Worthy fight for internet freedom in Russia
Pavel Durov is a reclusive online innovator who has repeatedly come up against the powers that be in Russia. In earlier years, on the social media platform VKontakte, he stood fast against demands from the Federal Security Service, known as the FSB, a successor to the KGB, to hand over the identity of users or to block certain protest groups.
Durov also pioneered a popular messenger platform, Telegram, that is encrypted end to end, meaning government authorities can’t poke their nose into the messages.
Now in self-imposed exile, he is in the fight of his life against Russia and Iran. He should not give in.
The Russian communications regulator, Roskomnadzor, has been frantically trying to block the internet Protocol addresses of Telegram after a Moscow court cleared the way because Telegram refused to give the authorities access to its users’ messages.
In pursuit of Telegram, the regulator has blocked, at times, more than 18 million IP addresses — including those of overseas cloud services hosted by Google and Amazon — creating havoc for Russian businesses. (Jeff Bezos, founder and chief executive of Amazon, owns The Washington Post).
The tactic has been costly for Telegram in terms of reduced capability, but not fatal. By moving around, Durov has managed to keep Telegram alive for Russians.
On Monday, several thousand protesters, mostly young people, demonstrated in Moscow against the attempted blockage, some carrying signs such as “Don’t Block On Me” and throwing paper aircraft, which are Telegram’s symbol.
On the same day, Iran’s judiciary banned Telegram because authorities believe it was used to organise protest rallies in January.

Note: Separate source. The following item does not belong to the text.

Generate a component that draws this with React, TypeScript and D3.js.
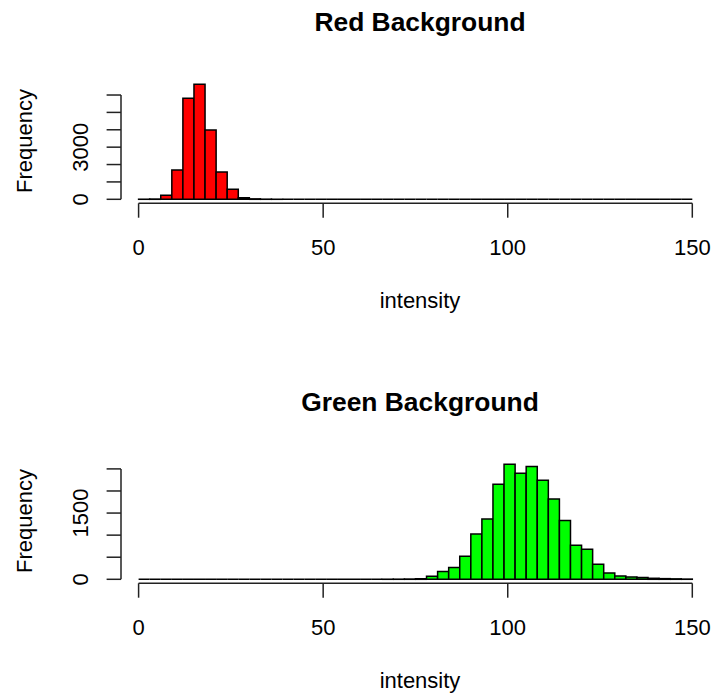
import React from 'react';
import * as d3 from 'd3';

// histogram bins are 3 units wide, from 0 to 150
const binWidth = 3;
const breaks = d3.range(0, 151, binWidth);

const redCounts = [
  5, 15, 230, 1687, 5810, 6617, 3988, 1572, 575, 96,
  25, 8, 3, 0, 0, 0, 0, 0, 0, 0,
  0, 0, 0, 0, 0, 0, 0, 0, 0, 0,
  0, 0, 0, 0, 0, 0, 0, 0, 0, 0,
  0, 0, 0, 0, 0, 0, 0, 0, 0, 0,
];

const greenCounts = [
  0, 0, 0, 0, 0, 0, 0, 0, 0, 0,
  0, 0, 0, 0, 0, 0, 0, 0, 0, 0,
  0, 0, 2, 3, 6, 12, 68, 174, 265, 523,
  1023, 1364, 2152, 2606, 2402, 2553, 2242, 1818, 1333, 773,
  682, 341, 144, 76, 53, 38, 23, 15, 10, 5,
];

const xTicks = [0, 50, 100, 150];
const redYTicks = [0, 1000, 2000, 3000, 4000, 5000, 6000];
const redYLabels = [0, 3000];
const greenYTicks = [0, 500, 1000, 1500, 2000, 2500];
const greenYLabels = [0, 1500];

const W = 713;
const H = 693;
const FONT = '"Liberation Sans", Arial, Helvetica, sans-serif';

interface PanelProps {
  top: number;
  title: string;
  counts: number[];
  fill: string;
  yTicks: number[];
  yLabels: number[];
  pxPerCount: number;
}

const Panel: React.FC<PanelProps> = ({ top, title, counts, fill, yTicks, yLabels, pxPerCount }) => {
  const plotLeft = 121;
  const plotRight = 719;
  const axisY = top + 203.3;
  const zeroY = top + 199.3;
  const cx = (plotLeft + plotRight) / 2;

  const x = d3.scaleLinear().domain([0, 150]).range([138.6, 692.3]);
  const yMax = yTicks[yTicks.length - 1];
  const y = d3.scaleLinear().domain([0, yMax]).range([zeroY, zeroY - yMax * pxPerCount]);

  const tick = 14.4;
  const stroke = '#222';

  // bars as paths so that empty bins still draw their outline on the baseline
  const barPath = (i: number) => {
    const p = d3.path();
    p.rect(x(breaks[i]), y(counts[i]), x(breaks[i + 1]) - x(breaks[i]), y(0) - y(counts[i]));
    return p.toString();
  };

  return (
    <g>
      <text x={cx} y={top + 31} textAnchor="middle" fontFamily={FONT} fontWeight="bold" fontSize={26.4}>
        {title}
      </text>

      {counts.map((c, i) => (
        <path key={i} d={barPath(i)} fill={fill} stroke="#000" strokeWidth={1.5} />
      ))}

      {/* x axis */}
      <line x1={x(0)} x2={x(150)} y1={axisY} y2={axisY} stroke={stroke} strokeWidth={1.5} />
      {xTicks.map((t) => (
        <g key={t}>
          <line x1={x(t)} x2={x(t)} y1={axisY} y2={axisY + tick} stroke={stroke} strokeWidth={1.5} />
          <text x={x(t)} y={top + 255} textAnchor="middle" fontFamily={FONT} fontSize={22}>
            {t}
          </text>
        </g>
      ))}
      <text x={cx} y={top + 308} textAnchor="middle" fontFamily={FONT} fontSize={22}>
        intensity
      </text>

      {/* y axis */}
      <line x1={plotLeft} x2={plotLeft} y1={y(0)} y2={y(yMax)} stroke={stroke} strokeWidth={1.5} />
      {yTicks.map((t) => (
        <line key={t} x1={plotLeft} x2={plotLeft - tick} y1={y(t)} y2={y(t)} stroke={stroke} strokeWidth={1.5} />
      ))}
      {yLabels.map((t) => (
        <text
          key={t}
          transform={`translate(88,${y(t)}) rotate(-90)`}
          textAnchor="middle"
          fontFamily={FONT}
          fontSize={22}
        >
          {t}
        </text>
      ))}
      <text
        transform={`translate(32,${top + 141}) rotate(-90)`}
        textAnchor="middle"
        fontFamily={FONT}
        fontSize={22}
      >
        Frequency
      </text>
    </g>
  );
};

export default function App() {
  return (
    <svg
      width={W}
      height={H}
      style={{ position: 'absolute', left: 0, top: 0, background: '#fff' }}
    >
      <rect width={W} height={H} fill="#fff" />
      <Panel
        top={0}
        title="Red Background"
        counts={redCounts}
        fill="#ff0000"
        yTicks={redYTicks}
        yLabels={redYLabels}
        pxPerCount={0.01738}
      />
      <Panel
        top={380}
        title="Green Background"
        counts={greenCounts}
        fill="#00ff00"
        yTicks={greenYTicks}
        yLabels={greenYLabels}
        pxPerCount={0.04416}
      />
    </svg>
  );
}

This is a battle for internet freedom worth waging.
If Russia succeeds at shutting down Telegram, then it may well make similar demands of Facebook and Google, among others.
So far, the effort by Roskomnadzor to silence Telegram has appeared to be technically sloppy, failing to effectively shut it down, while damaging legitimate Russian businesses that need unfettered access to the internet.
It would be nice if Roskomnadzor would just admit defeat and abandon the campaign.
More likely, the agency will learn from this experience and emerge more proficient at internet censorship than it was before — more like China.
This is not Russia’s first attempt to block something on the internet, but it is more systematic and sweeping than before. Durov deserves praise for once again standing up to Big Brother.
By striving to keep Telegram online, he is showing the kind of backbone we wish would be emulated by others in the digital universe who too often give in to the demands of authoritarian regimes for control over messages and data.
What’s really at stake in the battle over Telegram?
More than just the future of one messenger service.
If Russia, China and Iran can successfully cordon off hundreds of millions of users, they diminish freedom everywhere.
Those who cherish liberty ought to be rooting for Durov.